Keep feeding and watering hanging baskets and any annuals in pots of garden beds. Annuals are plants like geraniums, marigolds and petunias that bloom all summer but then die with the first killing frost. In our climate, summer annuals can hang on and continue to bloom into the month of October if you grow them in a protected location and keep them from drying out in the hot weather. The most important thing you can do to help annuals age gracefully is to pick off their dead and faded blooms. Think of deadheading as a form of Zen relaxation. You get instant visual gratification when you pluck off dead blossoms and it forces you to get up close and personal with flowers.
Working with plants can lower your blood pressure and slow down your heart rate – much like stroking a beloved pet – but neighbors will never complain about the noise from your pet plants. Unfortunately, there have been neighborly complaints (some end up in court) about stray plants, so keep control of what you grow. Invasive bamboo that slips under a fence line, wisteria that hops over to a neighbors’ roof and fast-growing clematis Montana that loves to climb the neighbors’ trees are all examples of plants gone wild. Make sure you have the time to curb the enthusiasm of escape artists before you add them to a small yard.
The end of summer is a good time to harvest, preserve and plant more herbs. Fresh herbs are good for your health not only because of the antioxidant properties they contain but also because when you use more herbs in your cooking you’ll need to add less salt for flavor. Many of the traditional Mediterranean herbs do well in our climate. There are several methods for drying lavender, basil, oregano and salvia.
When to harvest
The best time to snip herb plants is around 10 a.m. after the dew has dried from their leaves but before the hot sun absorbs the essential oils. Herbal harvest at mid-morning seems like a good excuse for calling in late to work.
How to store
The most practical way to use the fresh herbs from your garden is to imitate Italian chefs. Keep a vase on your kitchen counter filled with an herbal bouquet of freshly cut mint, basil, oregano and rosemary. When you place your harvest right in front of your nose you’ll be more likely to remember to add a few crushed mint leaves to the lemonade or ice water, sprinkle fresh oregano over a frozen pizza or add basil leaves to a sandwich.

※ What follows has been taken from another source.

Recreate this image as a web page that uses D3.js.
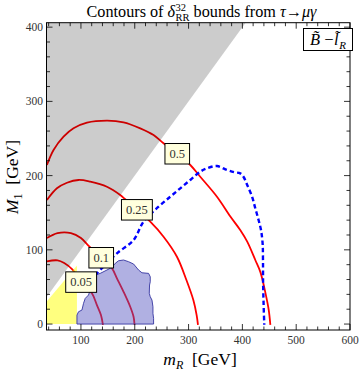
<!DOCTYPE html>
<html><head><meta charset="utf-8">
<script src="https://cdn.jsdelivr.net/npm/d3@7"></script>
<style>body{margin:0;background:#fff}svg{display:block}text{white-space:pre}</style>
</head><body><svg id="c" width="360" height="373"></svg>
<script>
// ---------- data (mR, M1 in GeV) ----------
const xDomain = [36, 600];
const yDomain = [-8, 406];
const xMajor = [100, 200, 300, 400, 500, 600];
const yMajor = [0, 100, 200, 300, 400];
const xMinor = d3.range(40, 601, 20);
const yMinor = d3.range(0, 401, 20);
const levels = ["0.05", "0.1", "0.25", "0.5"];
const contour005 = [[36.8,84.5],[56.5,85.8],[68.9,82.2],[84.4,73.2],[100.4,56.6],[120.4,41.4],[129.7,25.6],[137.2,12.1],[140.9,-1]];
const contour01 = [[36.8,115.9],[56.5,122.6],[81.4,122.6],[100,115.9],[115.4,104.7],[137.7,89.4],[157.6,75.1],[166.9,61.6],[179.2,43.5],[191.6,23.3],[197.8,9.8],[199.6,-1]];
const contour025 = [[36.8,167.1],[55.4,182.9],[74,190.4],[95.5,194.1],[117.3,191.8],[148.3,185],[173,173.9],[182.3,168.1],[204,154],[228.8,137.9],[253.5,117.7],[278.4,90.7],[296,59.3],[309,32],[315,12],[317.5,-1]];
const contour05 = [[36.8,214.3],[49.1,234.5],[67.7,252.4],[86.2,263.7],[111.2,271.3],[148.3,274],[179.2,271.8],[210.2,263.7],[234.9,254.7],[253.5,243.5],[279,229.5],[303.2,214.3],[321.7,198.5],[352.8,171.6],[378,144.6],[396,126.7],[409,111],[424,86.3],[433.5,70],[443,41.4],[449,18.9],[452,-1]];
const labelAnchors = [[100.4,56.6],[137.7,89.4],[204,154],[279,229.5]];
const dashedBound = [[126.6,66],[148,82],[168,96],[197.8,113.2],[216.4,137.9],[244.2,158.1],[266,171.6],[284.6,182.9],[303.2,194.1],[321.7,205.3],[334.2,209.8],[352.8,212.9],[371.4,207.5],[385,204.5],[396,203],[402,198.5],[408.6,188],[418,171.6],[424,156],[430.1,140.2],[434.6,126.7],[437.6,108.8],[438.3,86.3],[438.5,55],[439.4,28],[440.7,-1]];
const blobRegion = [[92.6,0],[92.6,12.1],[95.5,16.6],[101.9,18.9],[104.8,27.9],[108,34.6],[114.1,39.1],[120.3,52.6],[126.6,66],[135.9,68.3],[148.3,72.8],[157.6,76.4],[163.8,81.8],[169.9,85.3],[179.2,86.3],[188.5,84],[197.8,80.9],[207.1,72.8],[213.4,69.1],[225.7,68.3],[228.8,63.7],[228.8,57],[227.5,52.6],[227,41.4],[228.8,36.8],[232,32.3],[233.8,23.3],[233.8,14.4],[235,7.7],[235,0]];
const yellowRegion = [[36,0],[36,30],[92.6,79],[92.6,0]];
const grayRegion = [[36,36],[406,406],[36,406]];

// ---------- layout ----------
const L = 46.5, R = 350, T = 22.7, B = 330;
const svg = d3.select("#c");
const x = d3.scaleLinear().domain(xDomain).range([L, R]);
const y = d3.scaleLinear().domain(yDomain).range([B, T]);
const FONT = "'Liberation Serif','DejaVu Serif',serif";

svg.append("clipPath").attr("id","clip").append("rect")
  .attr("x",L).attr("y",T).attr("width",R-L).attr("height",B-T);
const plot = svg.append("g").attr("clip-path","url(#clip)");

const line = d3.line().x(d=>x(d[0])).y(d=>y(d[1])).curve(d3.curveCatmullRom.alpha(0.5));
const poly = d3.line().x(d=>x(d[0])).y(d=>y(d[1])).curve(d3.curveLinearClosed);

// red contours
[contour005, contour01, contour025, contour05].forEach(c=>{
  plot.append("path").attr("d", line(c)).attr("fill","none")
    .attr("stroke","#ff0000").attr("stroke-width",1.8);
});
// overlays
plot.append("path").attr("d", poly(grayRegion)).attr("fill","#000").attr("fill-opacity",0.2);
plot.append("path").attr("d", poly(yellowRegion)).attr("fill","#ffff00").attr("fill-opacity",0.5);
plot.append("path").attr("d", poly(blobRegion)).attr("fill","rgb(80,80,190)").attr("fill-opacity",0.45)
  .attr("stroke","#3535a0").attr("stroke-width",0.9);
// dashed bound
plot.append("path").attr("d", line(dashedBound)).attr("fill","none")
  .attr("stroke","#0000ff").attr("stroke-width",2.4).attr("stroke-dasharray","4.5,3");

// contour labels
levels.forEach((lv,i)=>{
  const cx = x(labelAnchors[i][0]), cy = y(labelAnchors[i][1]);
  const g = svg.append("g");
  const t = g.append("text").attr("x",cx).attr("y",cy+4.2).attr("text-anchor","middle")
    .attr("font-family",FONT).attr("font-size",12.5).attr("fill","#333").text(lv);
  const w = t.node().getComputedTextLength() + 9;
  g.insert("rect","text").attr("x",cx-w/2).attr("y",cy-10.2).attr("width",w).attr("height",20.5)
    .attr("fill","#ffffdd").attr("stroke","#000").attr("stroke-width",1);
});

// frame & ticks
const fr = svg.append("g");
fr.append("rect").attr("x",L).attr("y",T).attr("width",R-L).attr("height",B-T)
  .attr("fill","none").attr("stroke","#000").attr("stroke-width",1);
xMinor.forEach(v=>{
  const len = xMajor.includes(v) ? 6 : 3.5;
  fr.append("line").attr("x1",x(v)).attr("x2",x(v)).attr("y1",B).attr("y2",B-len).attr("stroke","#000").attr("stroke-width",0.8);
  fr.append("line").attr("x1",x(v)).attr("x2",x(v)).attr("y1",T).attr("y2",T+len).attr("stroke","#000").attr("stroke-width",0.8);
});
yMinor.forEach(v=>{
  const len = yMajor.includes(v) ? 6 : 3.5;
  fr.append("line").attr("y1",y(v)).attr("y2",y(v)).attr("x1",L).attr("x2",L+len).attr("stroke","#000").attr("stroke-width",0.8);
  fr.append("line").attr("y1",y(v)).attr("y2",y(v)).attr("x1",R).attr("x2",R-len).attr("stroke","#000").attr("stroke-width",0.8);
});
xMajor.forEach(v=>{
  fr.append("text").attr("x",x(v)).attr("y",B+14).attr("text-anchor","middle")
    .attr("font-family",FONT).attr("font-size",11.5).attr("fill","#333").text(v);
});
yMajor.forEach(v=>{
  fr.append("text").attr("x",L-3.5).attr("y",y(v)+4).attr("text-anchor","end")
    .attr("font-family",FONT).attr("font-size",11.5).attr("fill","#333").text(v);
});

// helper: sequential rich text (stack:true pieces come in pairs sharing x)
function rich(parent, pieces, size){
  const g = parent.append("g");
  let cx = 0, stackW = null;
  pieces.forEach(p=>{
    const t = g.append("text").attr("x",cx).attr("y",(p.dy||0))
      .attr("font-family",FONT).attr("font-size",p.size||size)
      .attr("font-style",p.it?"italic":"normal").attr("fill","#000").text(p.t);
    const w = t.node().getComputedTextLength();
    if (p.stack){
      if (stackW===null){ stackW = w; }
      else { cx += Math.max(stackW,w); stackW = null; }
    } else {
      cx += w + (p.after||0);
    }
  });
  return {g, width: cx};
}

// title
{
  const r = rich(svg, [
    {t:"Contours of "},
    {t:"δ", it:true, after:0.5},
    {t:"32", size:10.5, dy:-6, stack:true},
    {t:"RR", size:10.5, dy:4, stack:true},
    {t:" bounds from "},
    {t:"τ", it:true},
    {t:"→"},
    {t:"μγ", it:true}
  ], 16.2);
  r.g.attr("transform", `translate(${201.5 - r.width/2},17)`);
}
// x axis title
{
  const r = rich(svg, [
    {t:"m", it:true},
    {t:"R", it:true, size:12, dy:4},
    {t:"  [GeV]"}
  ], 17.5);
  r.g.attr("transform", `translate(${200 - r.width/2},365)`);
}
// y axis title
{
  const r = rich(svg, [
    {t:"M", it:true},
    {t:"1", size:12, dy:4},
    {t:"  [GeV]"}
  ], 17.5);
  r.g.attr("transform", `translate(18,${177 + r.width/2}) rotate(-90)`);
}
// legend box
{
  svg.append("rect").attr("x",303.5).attr("y",28.5).attr("width",49).attr("height",22)
    .attr("fill","#fff").attr("stroke","#000").attr("stroke-width",1);
  const r = rich(svg, [
    {t:"B\u0303", it:true},
    {t:" \u2212", after:0.5},
    {t:"l\u0303", it:true, after:0.5},
    {t:"R", it:true, size:11, dy:3.5}
  ], 16.5);
  r.g.attr("transform", `translate(${328 - r.width/2},45)`);
}
</script></body></html>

To make your fresh herbs last all winter you’ll have to let them dry. You can hang stems of herbs upside down in a warm, dark location for a few weeks and then crumble the leaves over a piece of paper which you can then fold like a funnel and pour into an airtight jar.
Another method of herb drying is to lay the cut stems on top of a clean window screen that is first removed from the window and placed face down over a few bricks or pots to elevate it off the ground. The idea is to dry the herbs quickly by letting warm air surround them on all sides.
You can also freeze most herbs by harvesting the leaves and wrapping them in foil or placing them in plastic bags. Place the fresh leaves into the freezer stored conveniently in the amounts you would use in a recipe. The leaves of herbs will store better and retain more flavor if you freeze or dry them whole. Wait until just before you use them to chop them up finely or break them into smaller bits.
Herbal Vinegars: Less money, better health
A simple way to infuse white, cider or wine vinegar with flavor is to mix one tablespoon of dried herbs or one-half cup of fresh herb into two cups of vinegar. Then pour this mix into a glass container and let it sit in a dark place for at least a month. You can strain out the herbal bits and label the flavored vinegar or use colorful herbs like chive blossoms and purple basil leaves but let these stay in the vinegar to add color. Use herbal vinegars on fresh salads with olive oil.